As I mentioned in my iPad purchasing post, I got the 32 GB iPad with Verizon 3G data. I haven't actually activated a data plan yet on it, so I couldn't tell you how good Verizon's service is -- I mainly got the 3G version instead of Wi-Fi only as a protection against obsolescence and a backup data option for when I travel. I haven't had any of the Wi-Fi problems that some people have been complaining about, and the iPad has been more than sufficiently fast when browsing and streaming.
Of course, the iPad is really only as good as the applications on it, since any piece of hardware without apps is useless, and here are the ones that have made my iPad fit my needs, not including the obvious bundled apps (Mail, Safari, Video, Photos, iPod, etc.):
- Twitter: when I signed up for a Twitter account about 18 months ago, I had no idea how important it would become in my life. I tried out a couple third-party apps, but I'm really impressed with Twitter's own iPad app. It's leaps and bounds better than the one for the iPhone. Sometimes it's a little wonky when choosing the "copy link to tweet" option, and it crashes a little too frequently right now, but I like it enough to stick with it.
- AirVideo: until I got my iPad, I'd been using Orb as my iTunes-to-iDevice streaming solution, since Orb also does computer-to-computer streaming. However, with my MacBook Pro now serving as the iTunes server, rather than a device I'm streaming TO, AirVideo meets my needs, and has proven to be much more reliable on both ends (server and player)
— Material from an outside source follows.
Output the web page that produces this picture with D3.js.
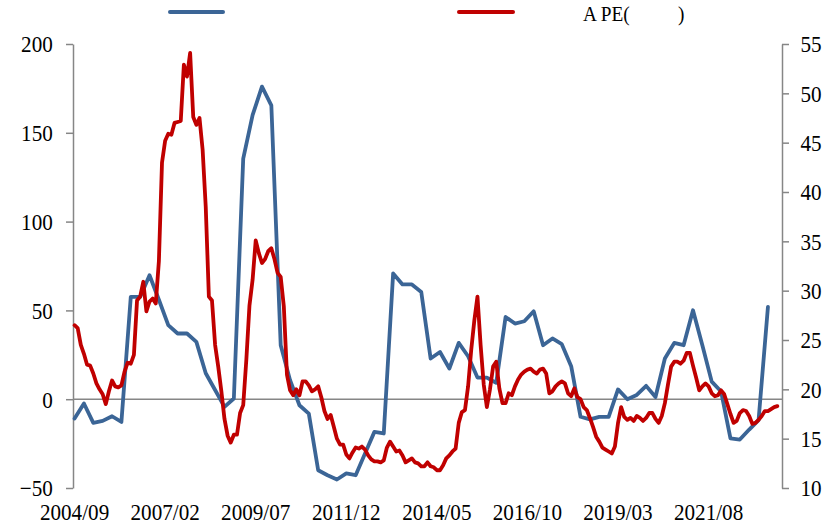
<!DOCTYPE html>
<html>
<head>
<meta charset="utf-8">
<script src="https://cdn.jsdelivr.net/npm/d3@7"></script>
<style>
  html, body { margin: 0; padding: 0; background: #fff; }
  svg { display: block; }
  text { font-family: "Liberation Serif", "Times New Roman", serif; fill: #000; }
</style>
</head>
<body>
<svg id="chart" width="823" height="524"></svg>
<script>
// ---------- data ----------
const startYear = 2004, startMonth = 9;          // first category: 2004/09 (monthly categories)
const monthCount = 227;                           // categories on the x axis
const xTickLabels = ["2004/09","2007/02","2009/07","2011/12","2014/05","2016/10","2019/03","2021/08"];
const xTickStep = 29;                             // months between labels
const leftTicks = [-50, 0, 50, 100, 150, 200];
const rightTicks = [10, 15, 20, 25, 30, 35, 40, 45, 50, 55];

// blue series (left axis), quarterly observations starting 2004/09
const blueStep = 3;
const blueValues = [
  -10.9, -2.4, -13.3, -12.2, -9.6, -12.8, 57.6, 57.6, 69.8, 56.0,
  41.7, 37.0, 37.0, 32.3, 14.6, 5.2, -4.3, 0.4, 135.5, 160.0,
  176.0, 165.5, 30.4, 10.7, -3.4, -8.1, -40.0, -42.8, -45.2, -41.8,
  -42.8, -30.6, -18.4, -19.3, 70.8, 64.6, 64.6, 60.4, 22.9, 26.6,
  17.3, 31.7, 24.2, 12.2, 12.2, 9.2, 46.3, 42.6, 43.9, 49.5,
  30.4, 34.2, 31.0, 18.6, -9.9, -11.4, -10.0, -10.0, 5.5, 0.0,
  2.4, 7.5, 1.2, 22.9, 31.7, 30.4, 50.1, 30.4, 9.9, 4.3,
  -22.1, -22.7, -17.1, -11.8, 52.0
];

// red series: A-share PE (right axis), monthly from 2004/09
const peValues = [
  26.5, 26.2, 24.5, 23.6, 22.5, 22.4, 21.6, 20.6, 20.0, 19.5,
  18.5, 19.8, 20.9, 20.3, 20.2, 20.4, 21.8, 22.7, 22.6, 23.5,
  29.0, 29.4, 30.9, 27.9, 28.9, 29.2, 28.7, 33.0, 43.0, 45.2,
  45.9, 45.8, 47.0, 47.1, 47.2, 52.9, 51.7, 54.1, 47.6, 46.8,
  47.5, 44.3, 38.5, 29.4, 29.0, 24.5, 22.3, 19.8, 17.0, 15.3,
  14.6, 15.4, 15.4, 17.6, 18.4, 23.0, 28.5, 31.1, 35.1, 33.8,
  32.8, 33.2, 34.0, 34.3, 33.2, 31.8, 31.4, 28.4, 21.5, 19.9,
  19.4, 20.0, 19.4, 20.8, 20.8, 20.4, 19.8, 20.0, 20.3, 19.2,
  17.8, 17.0, 17.4, 16.2, 15.0, 14.4, 14.4, 13.4, 13.0, 13.6,
  14.1, 14.0, 14.2, 13.9, 13.3, 12.9, 12.7, 12.7, 12.6, 12.8,
  14.1, 14.7, 14.2, 13.7, 13.8, 13.3, 12.6, 12.8, 13.0, 12.6,
  12.5, 12.2, 12.2, 12.6, 12.2, 12.1, 11.8, 11.8, 12.3, 13.0,
  13.3, 13.7, 14.0, 16.6, 17.7, 17.9, 20.3, 24.0, 27.0, 29.4,
  24.5, 20.5, 18.2, 20.0, 22.3, 22.8, 20.1, 18.6, 18.6, 19.6,
  19.4, 20.3, 21.0, 21.5, 21.8, 22.0, 22.1, 21.8, 21.6, 22.0,
  22.1, 21.6, 19.6, 19.8, 20.3, 20.6, 20.8, 20.6, 19.6, 19.3,
  20.1, 19.2, 19.0, 18.2, 17.9, 17.1, 16.2, 15.2, 14.7, 14.1,
  13.9, 13.7, 13.5, 14.2, 16.6, 18.2, 17.2, 16.9, 17.1, 16.8,
  17.3, 17.1, 16.8, 17.1, 17.6, 17.6, 17.0, 16.6, 17.3, 18.6,
  20.5, 22.3, 22.8, 22.8, 22.6, 22.9, 23.7, 23.7, 22.4, 21.2,
  19.9, 20.3, 20.6, 20.3, 19.6, 19.3, 19.4, 19.9, 19.5, 18.5,
  17.5, 16.6, 16.8, 17.6, 17.9, 17.8, 17.3, 16.5, 16.6, 16.9,
  17.3, 17.8, 17.8, 18.0, 18.2, 18.3
];
const legendRightText = ["A PE(", ")"];

// ---------- drawing ----------
const svg = d3.select("#chart");
const plot = { left: 73, right: 782, top: 44, bottom: 488 };
const axisColor = "#868686";
const blueColor = "#3B6596";
const redColor = "#C00000";
const fontSize = 23, sx = 0.92;

const x = d3.scaleLinear().domain([-0.5, monthCount - 0.5]).range([plot.left, plot.right]);
const yL = d3.scaleLinear().domain([-50, 200]).range([plot.bottom, plot.top]);
const yR = d3.scaleLinear().domain([10, 55]).range([plot.bottom, plot.top]);

function styleAxis(g, anchor) {
  g.select(".domain").attr("stroke", axisColor).attr("stroke-width", 1.5);
  g.selectAll(".tick line").attr("stroke", axisColor).attr("stroke-width", 1.5);
  g.selectAll(".tick text")
    .attr("font-family", "'Liberation Serif','Times New Roman',serif")
    .attr("font-size", fontSize)
    .attr("fill", "#000")
    .attr("text-anchor", anchor)
    .attr("dy", "0.34em")
    .attr("transform", `scale(${sx},1)`);
}

// left axis
const gL = svg.append("g").attr("transform", `translate(${plot.left},0)`)
  .call(d3.axisLeft(yL).tickValues(leftTicks).tickSize(7).tickPadding(15).tickSizeOuter(0));
styleAxis(gL, "end");

// right axis
const gR = svg.append("g").attr("transform", `translate(${plot.right},0)`)
  .call(d3.axisRight(yR).tickValues(rightTicks).tickSize(7).tickPadding(13).tickSizeOuter(0));
styleAxis(gR, "start");

// zero line (category axis)
svg.append("line")
  .attr("x1", plot.left).attr("x2", plot.right)
  .attr("y1", yL(0)).attr("y2", yL(0))
  .attr("stroke", axisColor).attr("stroke-width", 1.5);

// x labels
const gX = svg.append("g");
xTickLabels.forEach((lab, i) => {
  const cx = x(i * xTickStep);
  gX.append("text")
    .attr("transform", `translate(${cx},520) scale(${sx},1)`)
    .attr("text-anchor", "middle")
    .attr("font-size", fontSize)
    .text(lab);
});

// lines
const blueData = blueValues.map((v, i) => ({ m: i * blueStep, v }));
const peData = peValues.map((v, i) => ({ m: i, v }));

svg.append("path")
  .datum(blueData)
  .attr("fill", "none").attr("stroke", blueColor).attr("stroke-width", 3.8)
  .attr("stroke-linejoin", "round").attr("stroke-linecap", "round")
  .attr("d", d3.line().x(d => x(d.m)).y(d => yL(d.v)));

svg.append("path")
  .datum(peData)
  .attr("fill", "none").attr("stroke", redColor).attr("stroke-width", 3.8)
  .attr("stroke-linejoin", "round").attr("stroke-linecap", "round")
  .attr("d", d3.line().x(d => x(d.m)).y(d => yR(d.v)));

// legend
const lg = svg.append("g");
lg.append("line").attr("x1", 170).attr("x2", 223).attr("y1", 12).attr("y2", 12)
  .attr("stroke", blueColor).attr("stroke-width", 4).attr("stroke-linecap", "round");
lg.append("line").attr("x1", 459).attr("x2", 513).attr("y1", 12).attr("y2", 12)
  .attr("stroke", redColor).attr("stroke-width", 4).attr("stroke-linecap", "round");
lg.append("text").attr("transform", `translate(583,21) scale(${sx},1)`)
  .attr("font-size", fontSize - 2).text(legendRightText[0]);
lg.append("text").attr("transform", `translate(678,21) scale(${sx},1)`)
  .attr("font-size", fontSize - 2).text(legendRightText[1]);
</script>
</body>
</html>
- OPlayerHD: speaking of video playback, I digitally record all the TV I watch, and eventually re-encode it for iTunes. But I generally only do that encoding once a week, so OPlayer has been a Godsend for handling non-iPad compatible video in the interim (note: AirVideo also handles it pretty well, but OPlayer allows me to load it to the iPad and take streaming out of the equation).
- Stanza: it's not a flashy app by any means, but it allows me to read all sorts of digital book file types I throw at it. I'm mostly using it for comics right now (along with the official Marvel app), but it handles regular books too.
- Cinq Photo: I haven't seen a lot written about this app out there, but it's basically like AirVideo for iPhoto. I didn't want to take up too much of my 32 GB on synced photos, so this works nicely. It's not the fastest app in the world, but given the size of some of my events, I wouldn't expect it to be either. It also doesn't seem to play videos stored in iPhoto, but that's a very minor complaint for what I'm using it for.
Also, I've been very impressed with the NBA Gametime app, but I honestly don't spend too much time in it, since I'm usually tweeting when I'm watching NBA action. The NCAA's official March Madness app is really impressive too, but it's only useful for another week.
As for apps that are missing? Well, I'd really like an official Facebook app. The site doesn't work flawlessly on the iPad, and the iPhone app is a poor substitute, given the screen size. I'd also kill for a Quicken app -- one that syncs with Quicken Essentials for the Mac -- since I like to keep track of my finances throughout the day, and that's the one thing I can't really do without my computer (I've tried using Mint.com -- I don't like it).
While some people may be able to use the iPad as a total computer replacement, I can't. However, I didn't expect the device to do that. What I did expect it to do was allow me to treat my computer more like a centralized hub, while using the iPad as a consumption node, and that's exactly what it's done for me so far.